Disconnecting to Reconnect

[P.S. My feed has changed, so visit my blog to get the new URL for Google Readers.]

Two and a half weeks of disconnection from the Big Wide World. No TV, no computer, very few video games. It was superb. Heavenly. Beautiful. (Now that my laptop is away and taking longer than anticipated to repair and it’s now a mandatory disconnection, I have a few other choice words to describe my current time offline. But I digress…)

We had such fun: reading Dickens’ A Christmas Carol every night, playing in the additional snow that fell throughout the first week, baking cookies, sledding down giant hills, laughing with friends. Oh, if only I hadn’t uploaded all my photos to the laptop right before I took it in. I have so many things to show you, so many wonderful things we did over the holiday and all that holiday cheer will be redundant to share come mid-January! :(

There are two things I can share that require no photos and had none to match anyway.  That would be the “reconnect” part of the title. Here’s my story:

Two Brothers for Christmas (or The Best Christmas Gifts Ever)

Did I ever mention that I have two brothers, both named John? (That’s not to mention my dad, my uncle and a cousin who share the name.) What can I say; it was a popular name in the 70′s and I’m sure my parents had a good laugh about their first-born’s names when they met and married and later shared me. (Their favorite. HA)

I’ve been closest with my sister (probably cuz she understands that “favorite” joke) but never very close with my brothers. Not for any particular reasons, other than we have little in common and never see each other. The younger John lives here in Vegas, but we haven’t talked since shortly after our dad’s death in 2007. Probate, decisions, differences of opinion, heartache, a desire to hold on to our father in different ways: it ended badly for us the last we spoke. Well, probate is ending, decisions still needed to be made and I knew our Cold War must also end.

I was skerred. I knew I was the one avoiding communication and was the one responsible for the first move and I was worried how he’d respond. So – being the chicken shit I am – I sent him a text message. It said probate was ending, and we needed to find a way to come to an agreement. His text back was amazing. It said “Ok, let’s work this out. I love you. I’ve really missed you.” I know. My brother loves me? He misses me? I never would have thunk it. I’m still smiling about it. Since that day we’ve met and talked and agreed and are working together. We’re both amiable and forgiving and compromising. It’s so…so…amazing.
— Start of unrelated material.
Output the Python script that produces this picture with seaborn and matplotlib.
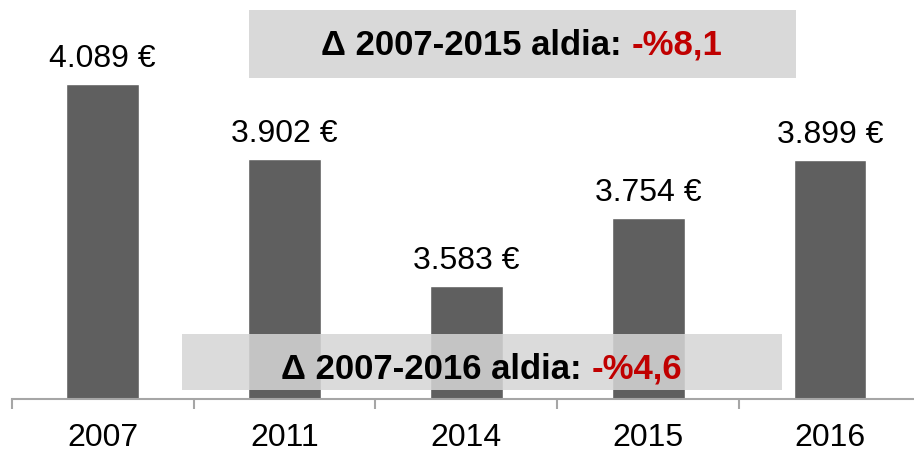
import numpy as np
import pandas as pd
import matplotlib
matplotlib.use("Agg")
import matplotlib.pyplot as plt
import seaborn as sns
from matplotlib.patches import Rectangle
from matplotlib.text import Annotation

# data
years = ["2007", "2011", "2014", "2015", "2016"]
amounts = [4089, 3902, 3583, 3754, 3899]
value_labels = ["4.089 €", "3.902 €", "3.583 €", "3.754 €", "3.899 €"]

box_top_text = "Δ 2007-2015 aldia:"
box_top_value = "-%8,1"
box_bottom_text = "Δ 2007-2016 aldia:"
box_bottom_value = "-%4,6"

df = pd.DataFrame({"year": years, "amount": amounts})

sns.set_style("white")
plt.rcParams["font.family"] = ["Liberation Sans", "DejaVu Sans"]
plt.rcParams["text.color"] = "#000000"
plt.rcParams["xtick.color"] = "#000000"

W, H = 914, 452
fig = plt.figure(figsize=(W / 100, H / 100), dpi=100)

# axes placed in pixel coordinates (right edge runs past the figure like the original)
ax_left, ax_right, ax_bottom, ax_top = 11.7, 921, 400, 0
ax = fig.add_axes([ax_left / W, (H - ax_bottom) / H,
                   (ax_right - ax_left) / W, (ax_bottom - ax_top) / H])

sns.barplot(data=df, x="year", y="amount", color="#5f5f5f", width=0.4,
            saturation=1, ax=ax)

ax.set_ylim(3300, 4302)
ax.set_xlim(-0.5, len(years) - 0.5)

# value labels above bars
for i, (v, lab) in enumerate(zip(amounts, value_labels)):
    ax.annotate(lab, xy=(i, v), xytext=(0, 8), textcoords="offset points",
                ha="center", va="bottom", fontsize=23, color="#000000")

# axis styling
for s in ["top", "right", "left"]:
    ax.spines[s].set_visible(False)
ax.spines["bottom"].set_color("#a6a6a6")
ax.spines["bottom"].set_linewidth(1.5)
ax.set_yticks([])
ax.set_xlabel("")
ax.set_ylabel("")
ax.set_xticks(range(len(years)))
ax.set_xticklabels(years, fontsize=23, color="#000000")
ax.tick_params(axis="x", which="major", length=0, pad=16.5)
ax.set_xticks(np.arange(-0.5, len(years), 1.0), minor=True)
ax.tick_params(axis="x", which="minor", bottom=True, length=7, width=1.5,
               color="#a6a6a6", direction="out")


def add_box(x0, x1, y0, y1, color, alpha):
    rect = Rectangle((x0 / W, (H - y1) / H), (x1 - x0) / W, (y1 - y0) / H,
                     transform=fig.transFigure, facecolor=color, alpha=alpha,
                     edgecolor="none", zorder=5)
    fig.add_artist(rect)


def add_two_color_text(x_start, y_base, black, red):
    t = fig.text(x_start / W, (H - y_base) / H, black, fontsize=25,
                 fontweight="bold", color="#000000", ha="left", va="baseline",
                 zorder=6)
    a = Annotation(red, xy=(1, 0), xycoords=t, xytext=(7, 0),
                   textcoords="offset points", fontsize=25,
                   fontweight="bold", color="#c00000", ha="left",
                   va="bottom", annotation_clip=False)
    a.set_zorder(6)
    fig.add_artist(a)
    return t, a


# top box (opaque) and bottom box (translucent over bars)
add_box(249, 796, 11, 79, "#d9d9d9", 1.0)
add_box(182, 782, 335, 391, "#d6d6d6", 0.86)

add_two_color_text(321, 55, box_top_text, box_top_value)
add_two_color_text(281, 379, box_bottom_text, box_bottom_value)

fig.savefig("out.png", dpi=100)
Later that day, awhile after the amazing text from the younger John, I saw the oldest John. The oldest John lives in Utah with his wife and three daughters. He came down to Vegas the weekend before Christmas for a pre-holiday celebration and we went to spend the evening with the whole family. But instead I ended up outside with my brother and our mutual sister talking with him. He’s in a tough place right now. And for the first time that I can remember, he opened up to us. He poured his heart out. And he listened. My sister and I shared our hearts with him. We brainstormed solutions. We shared what worked for us. We slapped a little sense into him once and awhile. We laughed. We cried. (Well, they cried cuz they’re sissies and my tear ducts were frozen from standing outside in the cold.) We hugged. I can’t remember the last time I hugged my brother. I can’t remember the last time – if ever – we had connected, emotionally or spiritually. And there we were, doing both.

Oldest Brother

As I was driving home that night I felt my heart melt as I thought over the day. I felt like I had somehow gained two brothers in one day. I felt the miracle of both situations and the miracle of the Christmas Spirit. How it warmed me. Slowed me down. Taught me to look around and listen and hope and trust. Forced me to disconnect from what was distracting me and reconnect with what I was missing. Asked me how it was I keep forgetting that lesson. Of everything else that happened this holiday season, none of it makes as big an impact as loving two brothers in one day.

In the two and a half weeks offline, I didn’t miss my computer or my blog (okay, my blog a little). I didn’t miss the 200+ emails waiting for me or the 250+ blogs to catch up on in my Reader.

In fact, I didn’t miss a thing. I caught each and every tender moment. Every snuggle under the quilt with carols on the radio. Every smile and laugh shared between us. Every flake of snow or carefully wrapped gift. And all those warm fuzzies that let you know that despite what’s going on in the world, we can still have a happy home. We can choose it.

Happiest New Year everyone.

With all our love,
TheCrazies

P.S. Stay tuned for a really awesome revelation we uncovered over our break and some really cool stuff coming in our future!

P.S.S. Our feed has changed. Visit my blog for the new feed!

Reflections

  1. miranda says:

    Quit makin’ me cry, Girl!
    So. So. Sweet.

  2. Mon says:

    That IS an amazing experience. Sometimes, family/relatives just don’t work, and the best we can do is find peace with that. But geez it’s goooood when it does. I’m happy for you, and them.

    Good to hear the unpluggedness was beneficial to you all.